**DO THIS**
Working from the data below, reproduce exactly the lines starting at the one that holds "Generate a Python" and ending at the one that holds "from matplotlib.ticker import". Pictures are excluded.

**THE INPUT**
____
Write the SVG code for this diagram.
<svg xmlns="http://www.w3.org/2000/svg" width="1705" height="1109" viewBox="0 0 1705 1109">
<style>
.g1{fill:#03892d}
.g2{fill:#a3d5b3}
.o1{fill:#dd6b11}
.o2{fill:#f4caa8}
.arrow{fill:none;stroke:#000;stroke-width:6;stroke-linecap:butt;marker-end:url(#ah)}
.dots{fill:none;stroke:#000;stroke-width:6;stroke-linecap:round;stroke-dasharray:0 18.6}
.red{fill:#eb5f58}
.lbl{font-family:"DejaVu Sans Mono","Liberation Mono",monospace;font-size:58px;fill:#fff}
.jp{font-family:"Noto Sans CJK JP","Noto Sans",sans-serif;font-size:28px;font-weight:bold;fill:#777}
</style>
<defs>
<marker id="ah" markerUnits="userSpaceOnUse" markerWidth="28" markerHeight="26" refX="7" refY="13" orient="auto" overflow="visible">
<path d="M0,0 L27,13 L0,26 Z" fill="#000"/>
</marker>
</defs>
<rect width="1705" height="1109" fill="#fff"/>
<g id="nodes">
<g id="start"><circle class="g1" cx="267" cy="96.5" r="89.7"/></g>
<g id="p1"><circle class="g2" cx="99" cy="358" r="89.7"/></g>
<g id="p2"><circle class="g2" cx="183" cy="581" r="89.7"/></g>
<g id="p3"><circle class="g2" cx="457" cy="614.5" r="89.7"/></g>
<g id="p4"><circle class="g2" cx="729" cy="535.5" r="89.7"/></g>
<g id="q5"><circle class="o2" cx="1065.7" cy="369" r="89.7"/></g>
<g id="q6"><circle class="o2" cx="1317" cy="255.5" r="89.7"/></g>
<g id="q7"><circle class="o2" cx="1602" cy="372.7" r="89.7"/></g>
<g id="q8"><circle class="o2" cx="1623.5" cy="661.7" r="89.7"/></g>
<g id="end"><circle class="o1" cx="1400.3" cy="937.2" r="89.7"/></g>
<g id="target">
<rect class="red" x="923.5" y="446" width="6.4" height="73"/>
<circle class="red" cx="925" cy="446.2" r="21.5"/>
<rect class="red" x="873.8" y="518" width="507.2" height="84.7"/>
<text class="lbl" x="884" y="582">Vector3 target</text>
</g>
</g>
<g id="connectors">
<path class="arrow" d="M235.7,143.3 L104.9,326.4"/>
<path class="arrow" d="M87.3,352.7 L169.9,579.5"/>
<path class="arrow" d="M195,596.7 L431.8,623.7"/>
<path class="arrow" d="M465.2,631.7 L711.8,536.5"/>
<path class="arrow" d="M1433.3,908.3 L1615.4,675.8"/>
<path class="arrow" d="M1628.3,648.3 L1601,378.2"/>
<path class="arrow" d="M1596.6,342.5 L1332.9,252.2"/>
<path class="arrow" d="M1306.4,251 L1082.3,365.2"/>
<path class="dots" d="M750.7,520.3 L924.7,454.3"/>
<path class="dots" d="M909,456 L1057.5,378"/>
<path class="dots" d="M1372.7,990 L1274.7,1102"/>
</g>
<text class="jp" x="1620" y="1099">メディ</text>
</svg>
____
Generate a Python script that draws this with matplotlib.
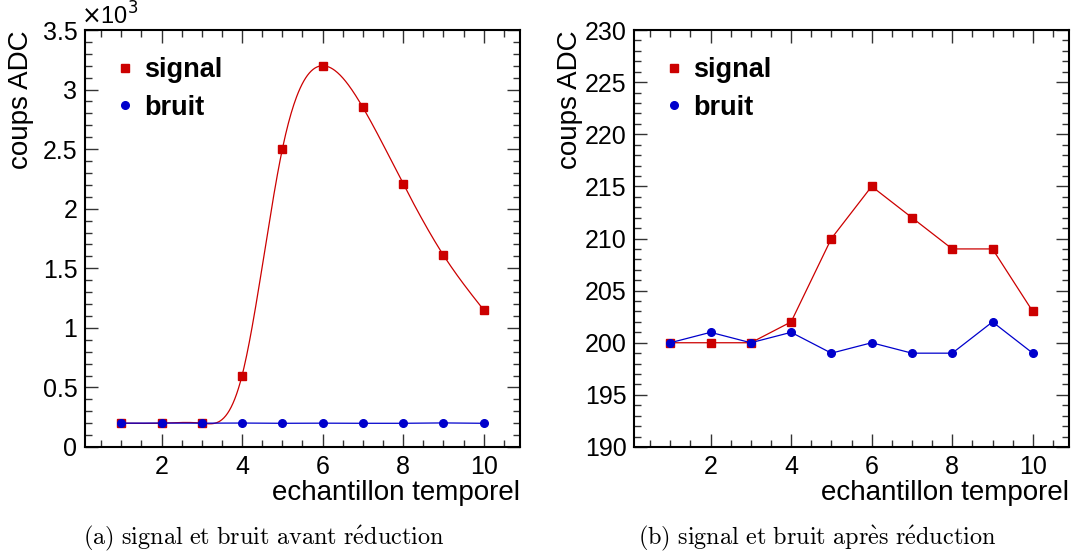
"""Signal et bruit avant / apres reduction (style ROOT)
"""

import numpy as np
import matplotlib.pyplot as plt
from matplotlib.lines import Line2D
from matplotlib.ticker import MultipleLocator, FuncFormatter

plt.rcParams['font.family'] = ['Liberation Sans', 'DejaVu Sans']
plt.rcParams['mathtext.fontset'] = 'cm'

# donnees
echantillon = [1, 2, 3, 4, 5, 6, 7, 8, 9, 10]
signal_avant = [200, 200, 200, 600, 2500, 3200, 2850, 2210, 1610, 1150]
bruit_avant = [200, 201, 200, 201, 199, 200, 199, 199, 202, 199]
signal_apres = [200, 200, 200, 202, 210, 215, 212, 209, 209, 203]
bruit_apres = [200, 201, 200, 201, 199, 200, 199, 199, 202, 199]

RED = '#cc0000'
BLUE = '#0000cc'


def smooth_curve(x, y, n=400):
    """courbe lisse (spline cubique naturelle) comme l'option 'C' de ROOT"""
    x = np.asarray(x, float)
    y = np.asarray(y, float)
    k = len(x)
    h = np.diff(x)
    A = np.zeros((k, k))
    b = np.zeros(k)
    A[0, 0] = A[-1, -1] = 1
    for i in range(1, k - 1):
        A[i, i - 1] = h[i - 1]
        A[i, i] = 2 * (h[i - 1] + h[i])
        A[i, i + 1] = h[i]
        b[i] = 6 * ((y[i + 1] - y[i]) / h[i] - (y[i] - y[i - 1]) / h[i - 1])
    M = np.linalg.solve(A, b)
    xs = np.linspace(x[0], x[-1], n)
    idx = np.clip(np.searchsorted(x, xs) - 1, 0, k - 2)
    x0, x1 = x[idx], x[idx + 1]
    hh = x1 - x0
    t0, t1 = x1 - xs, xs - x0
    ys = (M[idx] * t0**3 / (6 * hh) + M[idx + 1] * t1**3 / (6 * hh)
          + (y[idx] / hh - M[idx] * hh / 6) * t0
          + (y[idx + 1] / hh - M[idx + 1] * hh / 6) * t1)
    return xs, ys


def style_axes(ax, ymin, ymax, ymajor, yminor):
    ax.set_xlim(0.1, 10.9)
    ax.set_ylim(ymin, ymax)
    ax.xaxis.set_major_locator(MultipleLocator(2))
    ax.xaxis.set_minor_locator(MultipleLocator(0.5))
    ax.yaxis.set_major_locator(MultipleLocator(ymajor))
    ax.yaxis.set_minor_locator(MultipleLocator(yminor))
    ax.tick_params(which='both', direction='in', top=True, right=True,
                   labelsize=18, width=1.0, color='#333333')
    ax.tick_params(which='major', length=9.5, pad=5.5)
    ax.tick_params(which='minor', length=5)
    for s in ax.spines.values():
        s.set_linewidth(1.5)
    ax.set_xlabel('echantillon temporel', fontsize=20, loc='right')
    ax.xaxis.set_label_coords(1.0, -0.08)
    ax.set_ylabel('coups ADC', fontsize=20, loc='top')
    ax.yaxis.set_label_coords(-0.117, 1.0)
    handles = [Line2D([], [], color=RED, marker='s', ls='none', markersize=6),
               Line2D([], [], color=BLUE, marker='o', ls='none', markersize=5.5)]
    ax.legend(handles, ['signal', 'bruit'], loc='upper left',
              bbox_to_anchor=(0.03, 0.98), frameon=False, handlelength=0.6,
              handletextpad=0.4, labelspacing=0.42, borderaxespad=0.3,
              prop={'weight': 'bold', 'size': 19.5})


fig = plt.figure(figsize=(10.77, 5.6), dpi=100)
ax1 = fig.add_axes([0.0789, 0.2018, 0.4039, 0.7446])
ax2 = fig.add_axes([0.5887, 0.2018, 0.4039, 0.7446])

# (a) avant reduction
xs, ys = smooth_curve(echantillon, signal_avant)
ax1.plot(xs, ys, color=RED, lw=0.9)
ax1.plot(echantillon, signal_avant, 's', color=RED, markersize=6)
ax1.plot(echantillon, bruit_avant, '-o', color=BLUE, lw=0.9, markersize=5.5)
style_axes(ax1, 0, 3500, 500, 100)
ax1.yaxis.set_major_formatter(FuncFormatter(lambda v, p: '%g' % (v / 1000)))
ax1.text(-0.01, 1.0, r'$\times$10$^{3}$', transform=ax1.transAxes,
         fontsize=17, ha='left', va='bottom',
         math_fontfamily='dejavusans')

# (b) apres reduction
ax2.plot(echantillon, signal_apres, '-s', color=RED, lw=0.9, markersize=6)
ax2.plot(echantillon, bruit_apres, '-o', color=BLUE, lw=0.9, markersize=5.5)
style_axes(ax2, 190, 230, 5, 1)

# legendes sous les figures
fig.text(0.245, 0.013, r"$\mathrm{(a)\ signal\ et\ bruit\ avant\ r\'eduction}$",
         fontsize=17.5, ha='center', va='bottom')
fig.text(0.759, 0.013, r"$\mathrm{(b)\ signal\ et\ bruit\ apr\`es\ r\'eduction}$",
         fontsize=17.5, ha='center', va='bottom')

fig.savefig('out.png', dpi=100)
____
**SOLUTION TO THIS EXERCISE**
Generate a Python script that draws this with matplotlib.
"""Signal et bruit avant / apres reduction (style ROOT)
"""

import numpy as np
import matplotlib.pyplot as plt
from matplotlib.lines import Line2D
from matplotlib.ticker import MultipleLocator, FuncFormatter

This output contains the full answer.